What dreams could be bigger than today's applications? Why should we not start building into today's Internet backbone a new kind of network intelligence that optimizes e-commerce transactions, video broadcast, and isochronous phone calls? Let me list a couple, knowing that, as a dreamer, I cannot prove the reality of my dreams of the future.

Gadget internetworking. While there are only billions of people that can sit in front of terminals, there may be hundreds of billions of devices that will perform various functions for us, which will need to communicate with each other. Motion sensors, security alarms, intercoms, thermostats, refrigerators, swimming pools, baby monitors, and electronic instruction manuals all need to coordinate their efforts on our behalf. Just as the web combined with the banking network and overnight delivery to make e-commerce happen, the systems of synergy among devices cannot be anticipated, but will be huge. But when we've built into the network the notion that each new device corresponds to a human subscriber who must be registered and pay a monthly fee (as we are doing in high-speed home networking), we make the problem of defining new synergies very hard. And when we optimize the network to work well only for static web pages, we lose the flexibility to support very different patterns of communication.

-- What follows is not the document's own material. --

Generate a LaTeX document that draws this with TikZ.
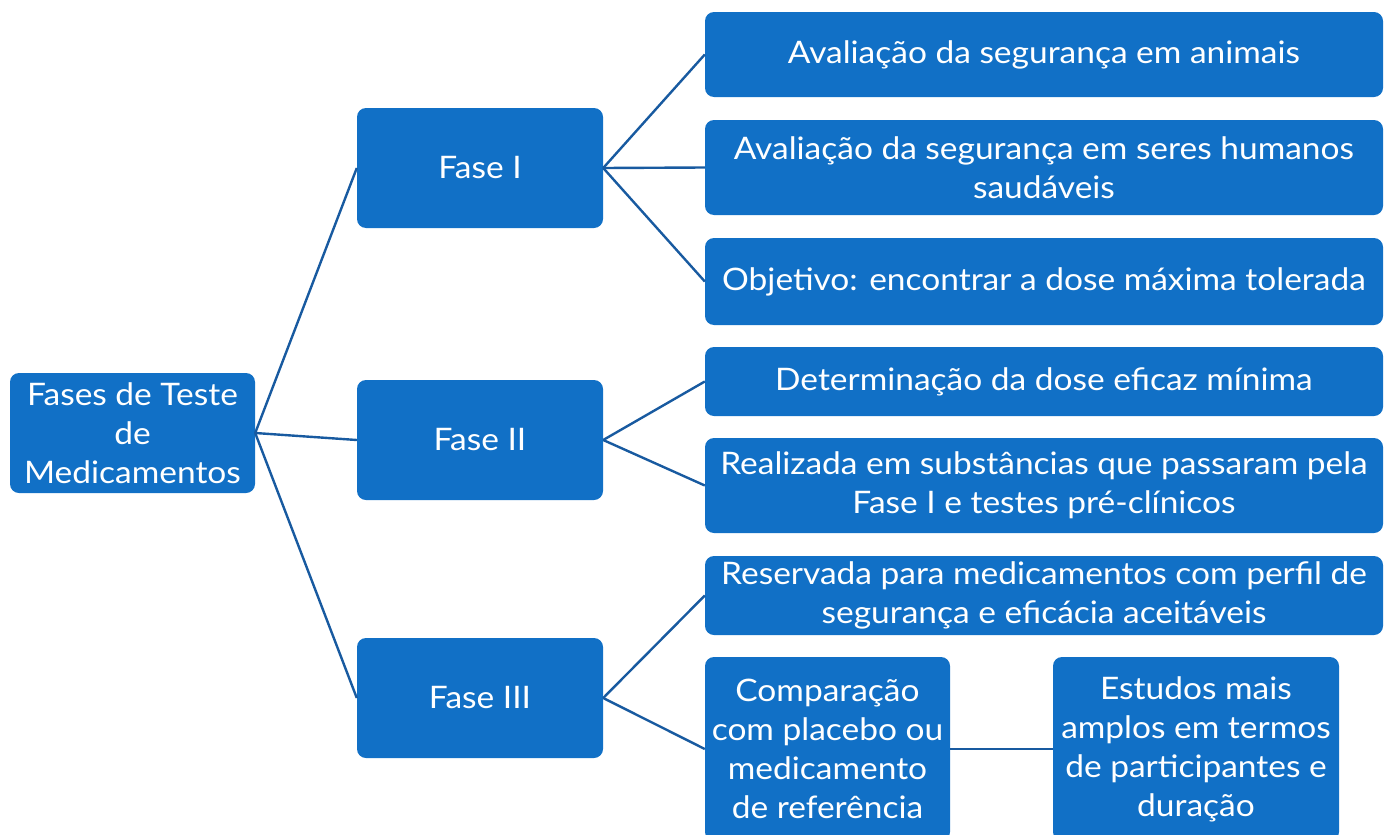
\documentclass[tikz,border=0pt]{standalone}
\usepackage{fontspec}
\setmainfont{Lato}[FakeStretch=1.08]
\definecolor{boxblue}{RGB}{17,112,198}
\definecolor{lineblue}{RGB}{24,90,160}
\begin{document}
\begin{tikzpicture}[x=1pt,y=-1pt,
  box/.style={fill=boxblue, rounded corners=9pt, text=white, align=center, inner sep=0pt,
    font=\fontsize{31}{39}\selectfont},
  conn/.style={draw=lineblue, line width=2.4pt}]
\useasboundingbox (0,0) rectangle (1387,835);
\clip (0,0) rectangle (1387,835);
\node[box, minimum width=245pt, minimum height=120pt] (root) at (132.5,433) {Fases de Teste\\de\\Medicamentos};
\node[box, minimum width=246pt, minimum height=120pt] (f1) at (480,168) {Fase I};
\node[box, minimum width=246pt, minimum height=120pt] (f2) at (480,440) {Fase II};
\node[box, minimum width=246pt, minimum height=120pt] (f3) at (480,698) {Fase III};
\node[box, minimum width=678pt, minimum height=85pt] (l1) at (1044,54.5) {Avaliação da segurança em animais};
\node[box, minimum width=678pt, minimum height=95pt] (l2) at (1044,167.5) {Avaliação da segurança em seres humanos\\saudáveis};
\node[box, minimum width=678pt, minimum height=87pt] (l3) at (1044,281.5) {Objetivo: encontrar a dose máxima tolerada};
\node[box, minimum width=678pt, minimum height=69pt] (l4) at (1044,381.5) {Determinação da dose eficaz mínima};
\node[box, minimum width=678pt, minimum height=95pt] (l5) at (1044,485.5) {Realizada em substâncias que passaram pela\\Fase I e testes pré-clínicos};
\node[box, minimum width=678pt, minimum height=79pt] (l6) at (1044,595.5) {Reservada para medicamentos com perfil de\\segurança e eficácia aceitáveis};
\node[box, minimum width=245pt, minimum height=184pt] (l7) at (827.5,749) {Comparação\\com placebo ou\\medicamento\\de referência};
\node[box, minimum width=286pt, minimum height=184pt] (l8) at (1196,749) {Estudos mais\\amplos em termos\\de participantes e\\duração};
\draw[conn] (root.east) -- (f1.west);
\draw[conn] (root.east) -- (f2.west);
\draw[conn] (root.east) -- (f3.west);
\draw[conn] (f1.east) -- (l1.west);
\draw[conn] (f1.east) -- (l2.west);
\draw[conn] (f1.east) -- (l3.west);
\draw[conn] (f2.east) -- (l4.west);
\draw[conn] (f2.east) -- (l5.west);
\draw[conn] (f3.east) -- (l6.west);
\draw[conn] (f3.east) -- (l7.west);
\draw[conn] (l7.east) -- (l8.west);
\end{tikzpicture}
\end{document}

Collaborative creative spaces. With broadband networks we are reaching the point where "pickup" creation is possible - where a group of people can create and work in a "shared workspace" that lets them communicate and interact in a rich environment where each participant can observe and use the work of others, just as if they were in the same physical space. Yet the architects who would make the network intelligent are structuring the network as if the dominant rich media communications will be fixed bandwidth, isochronous streams, either broadcast from a central "television station" or point-to-point between a pair of end users. These isochronous streams are implicitly (by the design of the network's "smart" architecture) granted privileges that less isochronous streams are denied - priority for network resources. There are no mechanisms being proposed in these architectures to allow new applications that may be more "important" squeeze out isochronous traffic. Is it really the case that tight timing requirements of packets in a voice stream means that those packets' delivery should always take precedence over events with loose short-term timing, but vast societal impact? That is what these network engineers take for granted.

Is it the end for the End-to-end Argument?

I would argue that we need more than ever to understand it and to apply it as we evolve the network. Sadly, ignorance and a lack of critical thinking puts it at risk. Future potential is hard to visualize, but our inability to make out the details should not justify locking the doors against new ways to use the network.